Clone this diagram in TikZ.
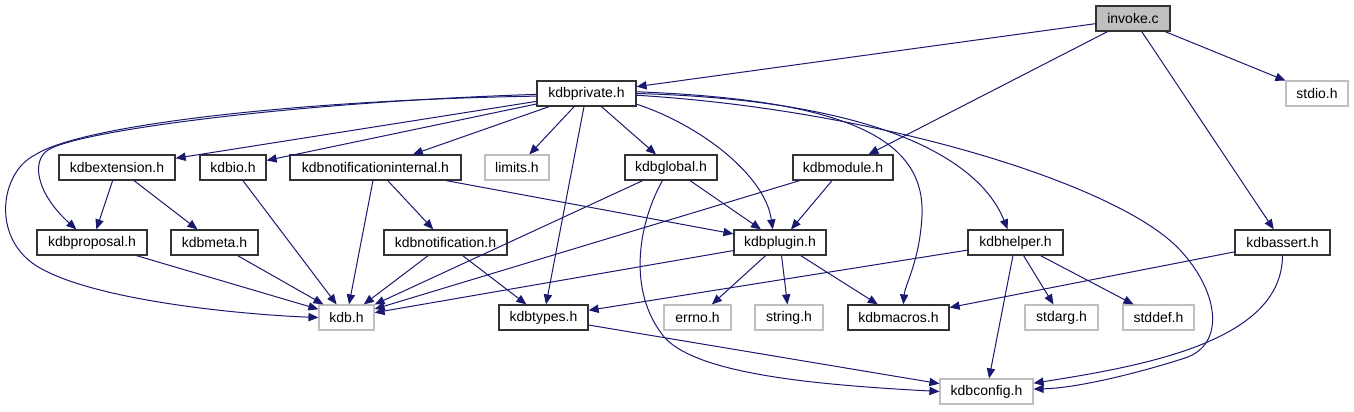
\documentclass[tikz,border=0pt]{standalone}
\usepackage{fontspec}
\setmainfont{Liberation Sans}
\usepackage{xcolor}
\usepackage{tikz}
\usetikzlibrary{arrows.meta}
\definecolor{DGEdge}{RGB}{25,25,112}
\definecolor{DGGray}{RGB}{191,191,191}

\begin{document}
\begin{tikzpicture}[x=0.75pt, y=-0.75pt,
          hf/.style={rectangle, draw=black!80, line width=0.9pt, fill=white,
                     inner sep=0pt, minimum height=18.75pt,
                     font=\fontsize{10.5}{12}\selectfont},
          sysf/.style={hf, draw=DGGray},
          bw/.style={minimum width=#1*0.75pt},
          arr/.style={-{Triangle[length=7.5pt, width=6.2pt]}, draw=DGEdge, line width=0.75pt}
        ]
        \useasboundingbox (0,0) rectangle (1354,411);

        \node[hf, bw=74, fill=DGGray] (inv) at (1133, 18.5) {invoke.c};

        \node[hf, bw=99]    (priv)  at (586.5, 93.5) {kdbprivate.h};
        \node[sysf, bw=62]  (stdio) at (1317, 93.5)  {stdio.h};

        \node[hf, bw=116]   (ext)   at (117, 167.5)   {kdbextension.h};
        \node[hf, bw=66]    (kio)   at (233, 167.5)   {kdbio.h};
        \node[hf, bw=171]   (ninl)  at (375.5, 167.5) {kdbnotificationinternal.h};
        \node[sysf, bw=64]  (lim)   at (517, 167.5)   {limits.h};
        \node[hf, bw=92]    (glob)  at (671, 167.5)   {kdbglobal.h};
        \node[hf, bw=100]   (mod)   at (843, 167.5)   {kdbmodule.h};

        \node[hf, bw=110]   (prop)  at (92, 242.5)     {kdbproposal.h};
        \node[hf, bw=87]    (meta)  at (214.5, 242.5)  {kdbmeta.h};
        \node[hf, bw=123]   (notif) at (445.5, 242.5)  {kdbnotification.h};
        \node[hf, bw=92]    (plug)  at (780, 242.5)    {kdbplugin.h};
        \node[hf, bw=95]    (help)  at (1015.5, 242.5) {kdbhelper.h};
        \node[hf, bw=95]    (asrt)  at (1282.5, 242.5) {kdbassert.h};

        \node[sysf, bw=55]  (kdb)    at (346.5, 317.5)  {kdb.h};
        \node[hf, bw=89]    (types)  at (543.5, 317.5)  {kdbtypes.h};
        \node[sysf, bw=67]  (errno)  at (697.5, 317.5)  {errno.h};
        \node[sysf, bw=68]  (str)    at (789, 317.5)    {string.h};
        \node[hf, bw=101]   (macros) at (898.5, 317.5)  {kdbmacros.h};
        \node[sysf, bw=73]  (stdarg) at (1061.5, 317.5) {stdarg.h};
        \node[sysf, bw=71]  (stddef) at (1158.5, 317.5) {stddef.h};

        \node[sysf, bw=93]  (conf)   at (986.5, 391.5)  {kdbconfig.h};

        \draw[arr] (inv) -- (priv);
        \draw[arr] (inv) -- (mod);
        \draw[arr] (inv) -- (asrt);
        \draw[arr] (inv) -- (stdio);

        \draw[arr] (priv) -- (ext);
        \draw[arr] (priv) -- (kio);
        \draw[arr] (priv) -- (ninl);
        \draw[arr] (priv) -- (lim);
        \draw[arr] (priv) -- (glob);
        \draw[arr] (priv) -- (types);
        \draw[arr] (priv.183) .. controls (300,100) and (80,125) .. (35,155)
                   .. controls (0,172) and (-10,240) .. (40,268)
                   .. controls (100,302) and (250,315) .. (kdb.west);
        \draw[arr] (priv.181) .. controls (300,102) and (80,130) .. (48,150)
                   .. controls (30,162) and (38,195) .. (prop.140);
        \draw[arr] (priv.-12) .. controls (700,125) and (765,175) .. (plug.119);
        \draw[arr] (priv.2) .. controls (850,100) and (925,140) .. (922,215)
                   .. controls (920,260) and (905,285) .. (macros.70);
        \draw[arr] (priv.0) .. controls (880,100) and (980,160) .. (help.121);
        \draw[arr] (priv.-2) .. controls (880,110) and (1120,185) .. (1180,250)
                   .. controls (1220,293) and (1225,345) .. (1185,358)
                   .. controls (1145,371) and (1080,388) .. (conf.3);

        \draw[arr] (ext) -- (prop);
        \draw[arr] (ext) -- (meta);
        \draw[arr] (kio) -- (kdb);
        \draw[arr] (ninl) -- (kdb);
        \draw[arr] (ninl) -- (notif);
        \draw[arr] (ninl) -- (plug);
        \draw[arr] (glob) -- (kdb);
        \draw[arr] (glob) -- (plug);
        \draw[arr] (glob.237) .. controls (640,220) and (625,290) .. (665,338)
                   .. controls (700,375) and (820,385) .. (conf.180);
        \draw[arr] (mod) -- (kdb);
        \draw[arr] (mod) -- (plug);

        \draw[arr] (prop) -- (kdb);
        \draw[arr] (meta) -- (kdb);
        \draw[arr] (notif) -- (kdb);
        \draw[arr] (notif) -- (types);
        \draw[arr] (plug) -- (kdb);
        \draw[arr] (plug) -- (errno);
        \draw[arr] (plug) -- (str);
        \draw[arr] (plug) -- (macros);
        \draw[arr] (help) -- (types);
        \draw[arr] (help) -- (stdarg);
        \draw[arr] (help) -- (stddef);
        \draw[arr] (help) -- (conf);
        \draw[arr] (asrt) -- (macros);
        \draw[arr] (asrt.south) .. controls (1282,340) and (1150,365) .. (conf.10);

        \draw[arr] (types) -- (conf);
      \end{tikzpicture}
\end{document}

===

*WHAT IS REQUIRED*. Ignore the images and quote every line of the listing exactly.

*TASK OUTPUT*.
Clone this diagram in TikZ.
\documentclass[tikz,border=0pt]{standalone}
\usepackage{fontspec}
\setmainfont{Liberation Sans}
\usepackage{xcolor}
\usepackage{tikz}
\usetikzlibrary{arrows.meta}
\definecolor{DGEdge}{RGB}{25,25,112}
\definecolor{DGGray}{RGB}{191,191,191}

\begin{document}
\begin{tikzpicture}[x=0.75pt, y=-0.75pt,
          hf/.style={rectangle, draw=black!80, line width=0.9pt, fill=white,
                     inner sep=0pt, minimum height=18.75pt,
                     font=\fontsize{10.5}{12}\selectfont},
          sysf/.style={hf, draw=DGGray},
          bw/.style={minimum width=#1*0.75pt},
          arr/.style={-{Triangle[length=7.5pt, width=6.2pt]}, draw=DGEdge, line width=0.75pt}
        ]
        \useasboundingbox (0,0) rectangle (1354,411);

        \node[hf, bw=74, fill=DGGray] (inv) at (1133, 18.5) {invoke.c};

        \node[hf, bw=99]    (priv)  at (586.5, 93.5) {kdbprivate.h};
        \node[sysf, bw=62]  (stdio) at (1317, 93.5)  {stdio.h};

        \node[hf, bw=116]   (ext)   at (117, 167.5)   {kdbextension.h};
        \node[hf, bw=66]    (kio)   at (233, 167.5)   {kdbio.h};
        \node[hf, bw=171]   (ninl)  at (375.5, 167.5) {kdbnotificationinternal.h};
        \node[sysf, bw=64]  (lim)   at (517, 167.5)   {limits.h};
        \node[hf, bw=92]    (glob)  at (671, 167.5)   {kdbglobal.h};
        \node[hf, bw=100]   (mod)   at (843, 167.5)   {kdbmodule.h};

        \node[hf, bw=110]   (prop)  at (92, 242.5)     {kdbproposal.h};
        \node[hf, bw=87]    (meta)  at (214.5, 242.5)  {kdbmeta.h};
        \node[hf, bw=123]   (notif) at (445.5, 242.5)  {kdbnotification.h};
        \node[hf, bw=92]    (plug)  at (780, 242.5)    {kdbplugin.h};
        \node[hf, bw=95]    (help)  at (1015.5, 242.5) {kdbhelper.h};
        \node[hf, bw=95]    (asrt)  at (1282.5, 242.5) {kdbassert.h};

        \node[sysf, bw=55]  (kdb)    at (346.5, 317.5)  {kdb.h};
        \node[hf, bw=89]    (types)  at (543.5, 317.5)  {kdbtypes.h};
        \node[sysf, bw=67]  (errno)  at (697.5, 317.5)  {errno.h};
        \node[sysf, bw=68]  (str)    at (789, 317.5)    {string.h};
        \node[hf, bw=101]   (macros) at (898.5, 317.5)  {kdbmacros.h};
        \node[sysf, bw=73]  (stdarg) at (1061.5, 317.5) {stdarg.h};
        \node[sysf, bw=71]  (stddef) at (1158.5, 317.5) {stddef.h};

        \node[sysf, bw=93]  (conf)   at (986.5, 391.5)  {kdbconfig.h};

        \draw[arr] (inv) -- (priv);
        \draw[arr] (inv) -- (mod);
        \draw[arr] (inv) -- (asrt);
        \draw[arr] (inv) -- (stdio);

        \draw[arr] (priv) -- (ext);
        \draw[arr] (priv) -- (kio);
        \draw[arr] (priv) -- (ninl);
        \draw[arr] (priv) -- (lim);
        \draw[arr] (priv) -- (glob);
        \draw[arr] (priv) -- (types);
        \draw[arr] (priv.183) .. controls (300,100) and (80,125) .. (35,155)
                   .. controls (0,172) and (-10,240) .. (40,268)
                   .. controls (100,302) and (250,315) .. (kdb.west);
        \draw[arr] (priv.181) .. controls (300,102) and (80,130) .. (48,150)
                   .. controls (30,162) and (38,195) .. (prop.140);
        \draw[arr] (priv.-12) .. controls (700,125) and (765,175) .. (plug.119);
        \draw[arr] (priv.2) .. controls (850,100) and (925,140) .. (922,215)
                   .. controls (920,260) and (905,285) .. (macros.70);
        \draw[arr] (priv.0) .. controls (880,100) and (980,160) .. (help.121);
        \draw[arr] (priv.-2) .. controls (880,110) and (1120,185) .. (1180,250)
                   .. controls (1220,293) and (1225,345) .. (1185,358)
                   .. controls (1145,371) and (1080,388) .. (conf.3);

        \draw[arr] (ext) -- (prop);
        \draw[arr] (ext) -- (meta);
        \draw[arr] (kio) -- (kdb);
        \draw[arr] (ninl) -- (kdb);
        \draw[arr] (ninl) -- (notif);
        \draw[arr] (ninl) -- (plug);
        \draw[arr] (glob) -- (kdb);
        \draw[arr] (glob) -- (plug);
        \draw[arr] (glob.237) .. controls (640,220) and (625,290) .. (665,338)
                   .. controls (700,375) and (820,385) .. (conf.180);
        \draw[arr] (mod) -- (kdb);
        \draw[arr] (mod) -- (plug);

        \draw[arr] (prop) -- (kdb);
        \draw[arr] (meta) -- (kdb);
        \draw[arr] (notif) -- (kdb);
        \draw[arr] (notif) -- (types);
        \draw[arr] (plug) -- (kdb);
        \draw[arr] (plug) -- (errno);
        \draw[arr] (plug) -- (str);
        \draw[arr] (plug) -- (macros);
        \draw[arr] (help) -- (types);
        \draw[arr] (help) -- (stdarg);
        \draw[arr] (help) -- (stddef);
        \draw[arr] (help) -- (conf);
        \draw[arr] (asrt) -- (macros);
        \draw[arr] (asrt.south) .. controls (1282,340) and (1150,365) .. (conf.10);

        \draw[arr] (types) -- (conf);
      \end{tikzpicture}
\end{document}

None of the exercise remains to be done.